«Эта строфа, – признавался поэт А. И. Тургеневу в конце 1823 года, – ныне не имеет смысла, но она писана в начале 1821 года – впроччем, это мой последний либеральный бред (…)» (XIII, 79).
Мы упоминали уже о том, что пушкинская заметка 1821 года о вечном мире снабжена в конце пометой, предполагавшей некое продолжение. Можно понять, как бы были развиты намеченные здесь мысли, включенные в то время в состав автобиографических записок – указанием на тот же «высокий жребий».
Сам тон чернового наброска оставляет несколько странное впечатление. Это нечто вроде застольной болтовни (Table-talk). Возможно, весь пассаж о Руссо (не отмеченный порядковой цифрой) – это слова не Пушкина собственно, а его собеседника; по крайней мере, ориентация на мнение собеседника, который с высоты своего военного опыта только и мог обозвать женевского философа пареньком и штафиркой.
С какой же целью Пушкину понадобилось в шутливом ключе зафиксировать подобный спор о материях весьма важных и принципиальных?
Всё встает на свое место, если мы вспомним, что именно к 1821 году относится начало работы Пушкина над автобиографическими записками, которые он, вероятно, и предполагал первоначально писать по-французски, так как язык русской «метафизической» прозы был, по собственному признанию, в ту пору для него затруднителен.[530]
Сохранилась загадочная пушкинская заметка 1822 года:
Только революционная голова, подобная Мир(або) (?) и Пет.(ру) (?), может любить Россию – так как писатель только может любить ее язык. Всё должно творить в этой России и в этом русском языке (XII, 178).
Эту заметку можно истолковать как первый приступ Пушкина к русскому тексту своих записок. С данным высказыванием тесно связаны его сетования на невыработанность «метафизического языка», без которого русская литература, по убеждению Пушкина, не выйдет из младенческого возраста.
1 сентября 1822 года, т. е. вскоре после того, как было закончено первое вступление к запискам («По смерти Петра I…» – XI, 14–17), датированное 2 августа того же года, Пушкин внушает Вяземскому: «Предприими постоянный труд (, пиши) (?) в тишине самовластия, образуй наш метафизический язык (…) Люди, которые умеют читать и писать, скоро будут нужны в России…» (XIII, 44), – несомненно ориентируясь уже на собственные искания в области прозы. «Когда-нибудь должно же в слух сказать, – писал Пушкин ему же 13 июля 1825 г., – что русской метафизический язык находится у нас еще в диком состоянии.
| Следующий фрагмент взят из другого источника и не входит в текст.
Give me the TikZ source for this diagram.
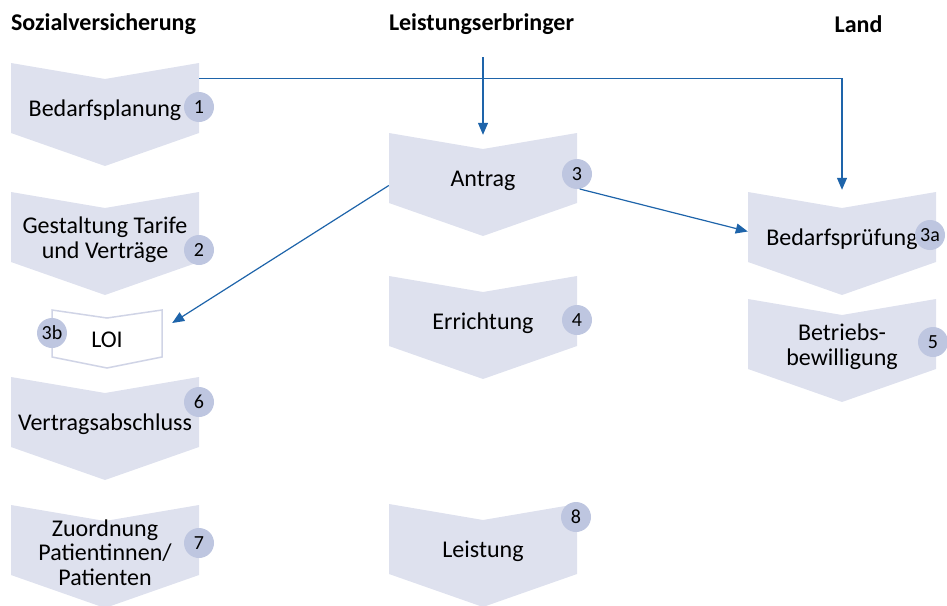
\documentclass[tikz,border=0pt]{standalone}
\usepackage{fontspec}
\setmainfont{Carlito}
\usetikzlibrary{arrows.meta,positioning,calc}
\definecolor{chevfill}{RGB}{222,225,238}
\definecolor{numfill}{RGB}{190,198,224}
\definecolor{loiline}{RGB}{208,212,230}
\definecolor{flowblue}{RGB}{30,100,170}

\begin{document}
\begin{tikzpicture}[x=1pt, y=-1pt,
  chev/.style={rectangle, minimum width=188pt, minimum height=111pt, inner sep=0pt, align=center, font=\fontsize{24}{24.5}\selectfont,
    path picture={\fill[chevfill] ([yshift=-8pt]path picture bounding box.north west) -- ++(94,16) -- ++(94,-16) -- ++(0,70) -- ++(-94,33) -- ++(-94,-33) -- cycle;}},
  loibox/.style={rectangle, minimum width=114pt, minimum height=64pt, inner sep=0pt, font=\fontsize{24}{24.5}\selectfont,
    path picture={\filldraw[fill=white, draw=loiline, line width=1.5pt] ([xshift=2pt,yshift=-2pt]path picture bounding box.north west) -- ++(55,8) -- ++(55,-8) -- ++(0,47) -- ++(-55,11) -- ++(-55,-11) -- cycle;}},
  num/.style={circle, fill=numfill, minimum size=30pt, inner sep=0pt, font=\fontsize{20}{20}\selectfont},
  head/.style={font=\fontsize{24}{24}\selectfont\bfseries},
  flow/.style={draw=flowblue, line width=1.2pt, -{Triangle[length=12pt,width=10pt]}}
]
\useasboundingbox (0,0) rectangle (947,605);

% column heads
\node[head] (hdSV) at (103.5,24) {Sozialversicherung};
\node[head] (hdLE) at (481.5,24) {Leistungserbringer};
\node[head] (hdLand) at (858.5,24) {Land};
\coordinate (leTop) at (483,57);

% Sozialversicherung
\node[chev] (plan) at (105,110.5) {Bedarfsplanung};
\node[chev] (tarif) at (105,239.5) {Gestaltung Tarife\\und Verträge};
\node[loibox] (loi) at (107,340) {LOI};
\node[chev] (vertrag) at (105,424.5) {Vertragsabschluss};
\node[chev] (zuord) at (105,552.5) {Zuordnung\\Patientinnen/\\Patienten};

% Leistungserbringer
\node[chev] (antrag) at (483,180.5) {Antrag};
\node[chev] (errich) at (483,323.5) {Errichtung};
\node[chev] (leist) at (483,551.5) {Leistung};

% Land
\node[chev] (pruef) at (842,239.5) {Bedarfsprüfung};
\node[chev] (betrieb) at (842,346.5) {Betriebs-\\bewilligung};

% step numbers
\node[num] (n1) at (199,107) {1};
\node[num] (n2) at (199,250) {2};
\node[num] (n3b) at (52,333) {3b};
\node[num] (n6) at (199,402) {6};
\node[num] (n7) at (199,543) {7};
\node[num] (n3) at (577,174) {3};
\node[num] (n4) at (577,320) {4};
\node[num] (n8) at (576,517) {8};
\node[num] (n3a) at (930,235) {3a};
\node[num] (n5) at (933,342) {5};

% arrows
\draw[flow] ([yshift=-24pt]plan.north east) -| ([yshift=-6pt]pruef.north);
\draw[flow] (leTop) -- ([yshift=-10pt]antrag.north);
\draw[flow] ([yshift=-5pt]antrag.west) -- ([xshift=8pt,yshift=17pt]loi.east);
\draw[flow] (n3.-80) -- ([yshift=8pt]pruef.west);
\end{tikzpicture}
\end{document}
Дай Бог ему когда-нибудь образоваться на подобии французского (ясного точного языка прозы – т. е. языка мыслей)» (XIII, 187).
Таковы были истоки пушкинской прозы, многое в общем ее движении определившие.
Показательно, что, исследуя поэтику пушкинской художественной прозы, А. П. Чудаков на основе наблюдений над стилем описаний уверенно замечает:
Устанавливая жанровые истоки пушкинской прозы, будущий исследователь, несомненно, среди первейших назовет жанры событийно-повествовательные по преимуществу—путешествие, хронику, реляцию, летопись.[531]
Такой стиль, как выясняется, действительно возобладал в прозе Пушкина в процессе его работы над своими мемуарами, в которых собственно «описания» потому и были столь строги и лапидарны, что они играли подчиненную роль: над ними доминировали «мысли и мысли».
Многие прозаические замыслы Пушкина конца 1820-х годов были, возможно, попыткой сохранить «мысли» уничтоженных записок, и художественная форма данных произведений представляла собою камуфляж этих идей. Но сами идеи были, с одной стороны, слишком опасными в цензурном отношении, а с другой – неминуемо подверглись у Пушкина определенной ревизии в последекабрьские годы, что и предопределило незавершенностъ данных замыслов. Особенно это заметно в «Романе в письмах», оставленном в тот момент, когда, наметив условную литературную завязку сюжета, писатель приступил к изложению мыслей о судьбах русского дворянства, которые мы обнаруживаем и в дошедшем до нас вступлении к запискам («По смерти Петра I…»).